"I don't call it a civil war. I call it a revolution," said Feras Fayyad, a Syrian filmmaker at the forefront of highlighting the conflict in his country through his documentaries and activism.
In the 10 years since the start of the uprising, Fayyad's films have not only received two Oscar nominations but have also shown people around the world the struggle, pain and destitution that the Syrian people face.
He says his filmmaking comes from not just a desire to show the world what is going on but also from anger, and the need to reclaim the narrative for the Syrian people.
"I wanted to share my anger. I am angry, I am so angry about what has happened to us, and making movies is the only way to put this out there in the right way," Fayyad told The National by phone from Berlin, where he lives now.
Fayyad's first film honoured his hometown of Aleppo, one of the cities hit hardest by the war. Last Men in Aleppo is the story of the now famous White Helmets", the group of Syrian civilians who came together despite the risk of death to rescue fellow citizens caught in the fighting.
Fayyad himself is no stranger to danger, torture and hardship. He was jailed in 2011 for his activism. His film On the Other Side, which criticises President Bashar Al Assad, was released in 2012. Even for Last Men in Aleppo and later The Cave, he would take risks gathering footage, then ferrying the footage out of Syria himself or with colleagues.

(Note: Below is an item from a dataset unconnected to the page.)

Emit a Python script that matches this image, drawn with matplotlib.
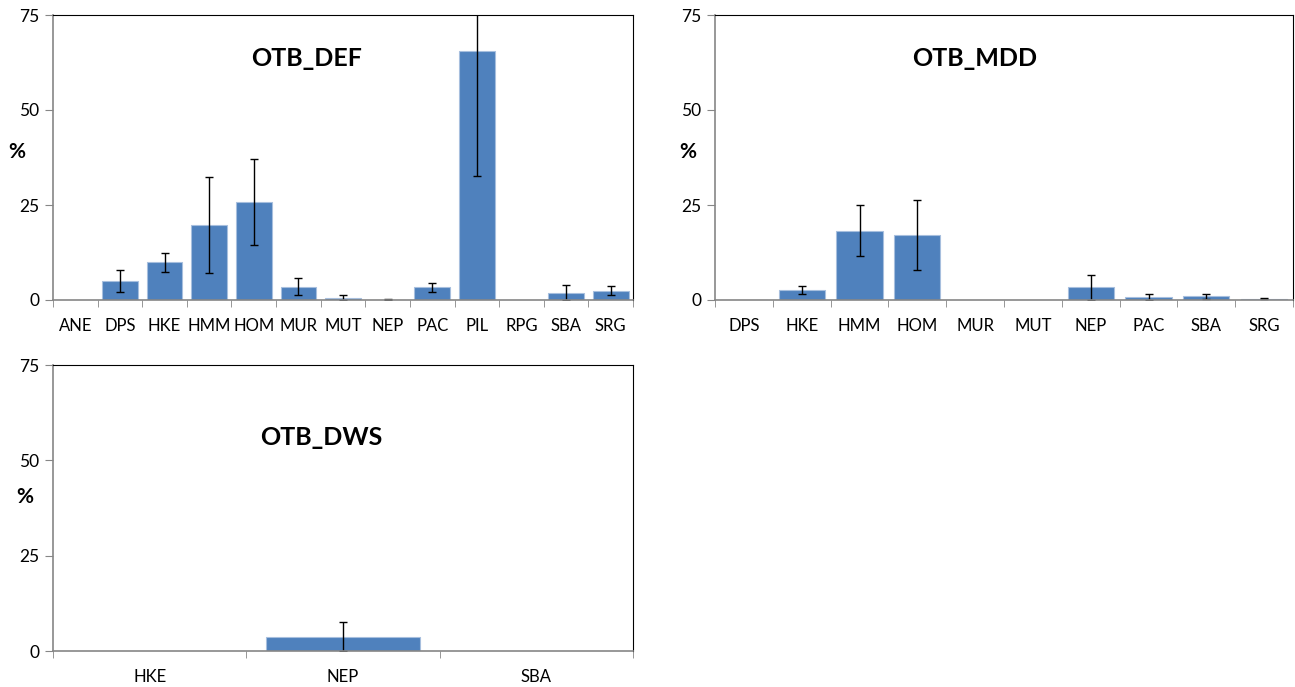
import matplotlib
matplotlib.use('Agg')
import matplotlib.pyplot as plt
import numpy as np

plt.rcParams['font.family'] = ['Lato', 'DejaVu Sans']

# panel OTB_DEF
def_species = ['ANE', 'DPS', 'HKE', 'HMM', 'HOM', 'MUR', 'MUT', 'NEP', 'PAC', 'PIL', 'RPG', 'SBA', 'SRG']
def_values = [0, 5.0, 9.9, 19.8, 25.7, 3.5, 0.6, 0.1, 3.3, 65.4, 0, 1.9, 2.5]
def_errors = [0, 2.9, 2.5, 12.6, 11.3, 2.3, 0.7, 0.1, 1.3, 32.9, 0, 2.0, 1.2]

# panel OTB_MDD
mdd_species = ['DPS', 'HKE', 'HMM', 'HOM', 'MUR', 'MUT', 'NEP', 'PAC', 'SBA', 'SRG']
mdd_values = [0.05, 2.7, 18.2, 17.1, 0, 0, 3.3, 0.8, 1.0, 0.3]
mdd_errors = [0, 1.0, 6.7, 9.3, 0, 0, 3.2, 0.9, 0.7, 0.15]

# panel OTB_DWS
dws_species = ['HKE', 'NEP', 'SBA']
dws_values = [0, 3.8, 0]
dws_errors = [0, 3.9, 0]

bar_color = '#4F81BD'
axis_gray = '#868686'

W, H = 1295, 687
fig = plt.figure(figsize=(W / 100, H / 100), dpi=100)


def make_panel(left, top, right, bottom, species, values, errors, title, title_xy, pct_xy):
    ax = fig.add_axes([left / W, 1 - bottom / H, (right - left) / W, (bottom - top) / H])
    x = np.arange(len(species))
    values = np.array(values, dtype=float)
    errors = np.array(errors, dtype=float)
    edges = ['#A7BFDE' if v > 0 else 'none' for v in values]
    ax.bar(x, values, width=0.8, color=bar_color, edgecolor=edges, linewidth=0.8, zorder=2)
    # error bars only where there is one
    has_err = errors > 0
    ax.errorbar(x[has_err], values[has_err], yerr=errors[has_err], fmt='none',
                ecolor='black', elinewidth=1, capsize=3, capthick=1, zorder=3)
    ax.set_xlim(-0.5, len(species) - 0.5)
    ax.set_ylim(0, 75)
    ax.set_yticks([0, 25, 50, 75])
    ax.set_xticks(x)
    ax.set_xticklabels(species)
    ax.set_xticks(np.arange(len(species) + 1) - 0.5, minor=True)
    ax.tick_params(axis='x', which='major', length=0, pad=13, labelsize=12)
    ax.tick_params(axis='x', which='minor', length=5, color=axis_gray, direction='out')
    ax.tick_params(axis='y', length=6, color=axis_gray, direction='out', labelsize=12.5, pad=4)
    for side in ['top', 'right']:
        ax.spines[side].set_color('black')
        ax.spines[side].set_linewidth(0.8)
    for side in ['left', 'bottom']:
        ax.spines[side].set_color(axis_gray)
        ax.spines[side].set_linewidth(1.2)
    ax.spines['bottom'].set_zorder(3)
    ax.text(title_xy[0], title_xy[1], title, transform=ax.transAxes, ha='center', va='center',
            fontsize=18, fontweight='bold')
    ax.text(pct_xy[0], pct_xy[1], '%', transform=ax.transAxes, ha='center', va='center',
            fontsize=15, fontweight='bold')
    return ax


make_panel(53, 15, 633, 300, def_species, def_values, def_errors, 'OTB_DEF', (0.437, 0.848), (-0.062, 0.519))
make_panel(715, 15, 1293, 300, mdd_species, mdd_values, mdd_errors, 'OTB_MDD', (0.45, 0.848), (-0.047, 0.519))
make_panel(53, 365, 633, 651, dws_species, dws_values, dws_errors, 'OTB_DWS', (0.462, 0.745), (-0.048, 0.538))

fig.savefig('out.png', dpi=100)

“We fight for freedom and equality and we call on the regime to respect our dignity. We have to try to teach people what it means to have your dignity taken away,” he said.
Fayyad is unable to go back to Syria, but his siblings still live there. “Their anger is stronger than mine,” he says. “Yet they are not weak, they are stronger because of the war.”
He sad he regularly reminds them to never forget who took their childhood away, and why they have never known safety.
According to the UN children's agency Unicef, nearly five million children were born into the war in Syria, with another million born as refugees in neighbouring countries.
Fayyad said the trauma of this new generation will be far greater than the trauma he suffered from torture and sexual assault in prison, or the trauma of his father and uncle who also lived their lives under repressive rule.
Explaining the long-term trauma of not just the past 10 years but of decades of what he calls “slavery under the Assad regime” requires education, requires Syrians to keep fighting because ultimately, he said, “we are the only ones who can do it”.
Keeping attention on Syria after 10 years of war is a battle. Much of the world has turned away or thinks it ended with the defeat of ISIS. A poll released in the UK last month showed that only 58 per cent of people were aware the war was still going on and 38 per cent were not sure of the current status of the conflict.
“You cannot rely on the world to come save you,” Fayyad said. “I think the world could have done more. But it could have done more in the time of the Holocaust and any other genocide.
"As humans, we always ask decision-makers to do more but it is our responsibility as people in different fields to do what we can. It is our responsibility as Syrians to keep going. I have survived and it's my duty to keep going to bring change.”
Fayyad said his seven-year-old daughter growing up in Berlin gives him hope, ensuring her life in a world and country that respects her dignity continues to push him forward.
“I will never tire of this work. I think we [the Syrian people] are up and down and angry and we can’t handle what has happened but we are not tired in the bigger picture," he said.
"Personally, I am not tired and I will never feel tired of this fight. Every day, I wake up and I don’t want to give up.”